DATA EXCERPT:
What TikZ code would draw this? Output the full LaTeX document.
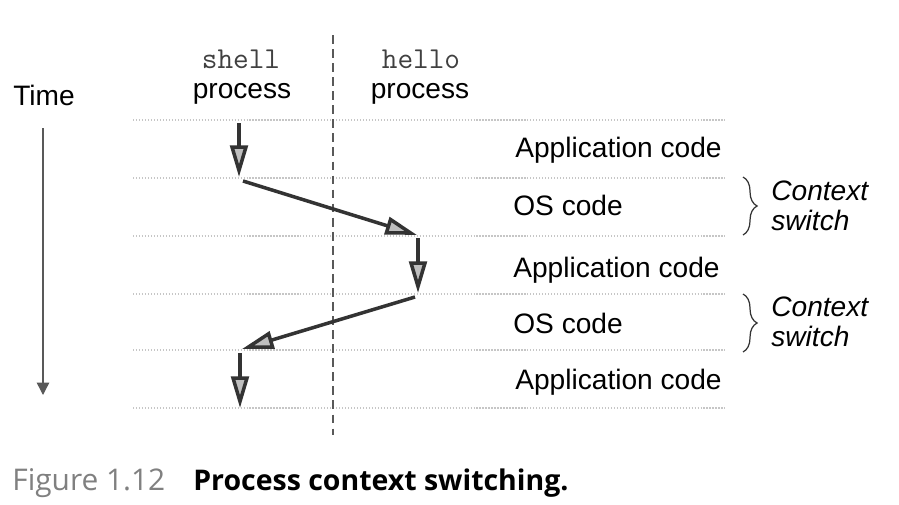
\documentclass[tikz,border=0pt]{standalone}
\usepackage{fontspec}
\setmainfont{Liberation Sans}
\newfontfamily\capfont{Open Sans}
\usetikzlibrary{arrows.meta,decorations.pathreplacing}

\begin{document}
\begin{tikzpicture}[x=0.02cm,y=-0.02cm,
    lbl/.style={font=\fontsize{16}{18}\selectfont,inner sep=0pt},
    band/.style={gray!45,line width=0.7pt,densely dotted},
    flow/.style={black!80,line width=2pt,-{Triangle[length=18pt,width=10pt,fill=gray!50]}},
    cbrace/.style={decorate,decoration={brace,amplitude=8pt},line width=0.7pt,black!80}]
    \useasboundingbox (0,0) rectangle (899,504);
    \fill[white] (0,0) rectangle (899,504);
    \foreach \y in {120,178,236,294,350,408}
        \draw[band] (133,\y) -- (725,\y);
    \draw[black!65,dashed,dash pattern=on 5pt off 3pt,line width=0.8pt] (333,35) -- (333,435);
    \node[lbl,anchor=base,font=\fontsize{17.3}{18}\ttfamily,text=black!75] (shell) at (241,68) {shell};
    \node[lbl,anchor=base] (shellp) at (242,98) {process};
    \node[lbl,anchor=base,font=\fontsize{17.3}{18}\ttfamily,text=black!75] (hello) at (421,68) {hello};
    \node[lbl,anchor=base] (hellop) at (420,98) {process};
    \node[lbl,anchor=base] (time) at (44,105) {Time};
    \coordinate (tstart) at (43,128);
    \coordinate (tend) at (43,395);
    \draw[gray!70!black,line width=0.8pt,-{Triangle[length=7pt,width=7pt]}] (tstart) -- (tend);
    \coordinate (a1) at (239,123);
    \coordinate (a2) at (239,177);
    \coordinate (b1) at (243,181);
    \coordinate (b2) at (417,235);
    \coordinate (c1) at (418,238);
    \coordinate (c2) at (418,293);
    \coordinate (d1) at (415,297);
    \coordinate (d2) at (242,349);
    \coordinate (e1) at (240,353);
    \coordinate (e2) at (240,408);
    \draw[flow] (a1) -- (a2);
    \draw[flow] (b1) -- (b2);
    \draw[flow] (c1) -- (c2);
    \draw[flow] (d1) -- (d2);
    \draw[flow] (e1) -- (e2);
    \node[lbl,anchor=base west] (app1) at (515,157) {Application code};
    \node[lbl,anchor=base west] (os1) at (513,215) {OS code};
    \node[lbl,anchor=base west] (app2) at (513,277) {Application code};
    \node[lbl,anchor=base west] (os2) at (513,333) {OS code};
    \node[lbl,anchor=base west] (app3) at (515,389) {Application code};
    \draw[cbrace] (743,177) -- (743,235);
    \draw[cbrace] (743,294) -- (743,352);
    \node[lbl,anchor=west,align=left,font=\itshape\fontsize{16}{17}\selectfont] (cs1) at (771,206) {Context\\switch};
    \node[lbl,anchor=west,align=left,font=\itshape\fontsize{16}{17}\selectfont] (cs2) at (771,322) {Context\\switch};
    \node[lbl,anchor=base west,font=\capfont\fontsize{17}{19}\selectfont,text=gray] (fig) at (12,490) {Figure 1.12};
    \node[lbl,anchor=base west,font=\capfont\bfseries\fontsize{16.2}{19}\selectfont] (cap) at (193,490) {Process context switching.};
\end{tikzpicture}
\end{document}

WHAT TO DO:
Quote in full the listing given above; the images are to be left out.

ANSWER TO THE TASK:
What TikZ code would draw this? Output the full LaTeX document.
\documentclass[tikz,border=0pt]{standalone}
\usepackage{fontspec}
\setmainfont{Liberation Sans}
\newfontfamily\capfont{Open Sans}
\usetikzlibrary{arrows.meta,decorations.pathreplacing}

\begin{document}
\begin{tikzpicture}[x=0.02cm,y=-0.02cm,
    lbl/.style={font=\fontsize{16}{18}\selectfont,inner sep=0pt},
    band/.style={gray!45,line width=0.7pt,densely dotted},
    flow/.style={black!80,line width=2pt,-{Triangle[length=18pt,width=10pt,fill=gray!50]}},
    cbrace/.style={decorate,decoration={brace,amplitude=8pt},line width=0.7pt,black!80}]
    \useasboundingbox (0,0) rectangle (899,504);
    \fill[white] (0,0) rectangle (899,504);
    \foreach \y in {120,178,236,294,350,408}
        \draw[band] (133,\y) -- (725,\y);
    \draw[black!65,dashed,dash pattern=on 5pt off 3pt,line width=0.8pt] (333,35) -- (333,435);
    \node[lbl,anchor=base,font=\fontsize{17.3}{18}\ttfamily,text=black!75] (shell) at (241,68) {shell};
    \node[lbl,anchor=base] (shellp) at (242,98) {process};
    \node[lbl,anchor=base,font=\fontsize{17.3}{18}\ttfamily,text=black!75] (hello) at (421,68) {hello};
    \node[lbl,anchor=base] (hellop) at (420,98) {process};
    \node[lbl,anchor=base] (time) at (44,105) {Time};
    \coordinate (tstart) at (43,128);
    \coordinate (tend) at (43,395);
    \draw[gray!70!black,line width=0.8pt,-{Triangle[length=7pt,width=7pt]}] (tstart) -- (tend);
    \coordinate (a1) at (239,123);
    \coordinate (a2) at (239,177);
    \coordinate (b1) at (243,181);
    \coordinate (b2) at (417,235);
    \coordinate (c1) at (418,238);
    \coordinate (c2) at (418,293);
    \coordinate (d1) at (415,297);
    \coordinate (d2) at (242,349);
    \coordinate (e1) at (240,353);
    \coordinate (e2) at (240,408);
    \draw[flow] (a1) -- (a2);
    \draw[flow] (b1) -- (b2);
    \draw[flow] (c1) -- (c2);
    \draw[flow] (d1) -- (d2);
    \draw[flow] (e1) -- (e2);
    \node[lbl,anchor=base west] (app1) at (515,157) {Application code};
    \node[lbl,anchor=base west] (os1) at (513,215) {OS code};
    \node[lbl,anchor=base west] (app2) at (513,277) {Application code};
    \node[lbl,anchor=base west] (os2) at (513,333) {OS code};
    \node[lbl,anchor=base west] (app3) at (515,389) {Application code};
    \draw[cbrace] (743,177) -- (743,235);
    \draw[cbrace] (743,294) -- (743,352);
    \node[lbl,anchor=west,align=left,font=\itshape\fontsize{16}{17}\selectfont] (cs1) at (771,206) {Context\\switch};
    \node[lbl,anchor=west,align=left,font=\itshape\fontsize{16}{17}\selectfont] (cs2) at (771,322) {Context\\switch};
    \node[lbl,anchor=base west,font=\capfont\fontsize{17}{19}\selectfont,text=gray] (fig) at (12,490) {Figure 1.12};
    \node[lbl,anchor=base west,font=\capfont\bfseries\fontsize{16.2}{19}\selectfont] (cap) at (193,490) {Process context switching.};
\end{tikzpicture}
\end{document}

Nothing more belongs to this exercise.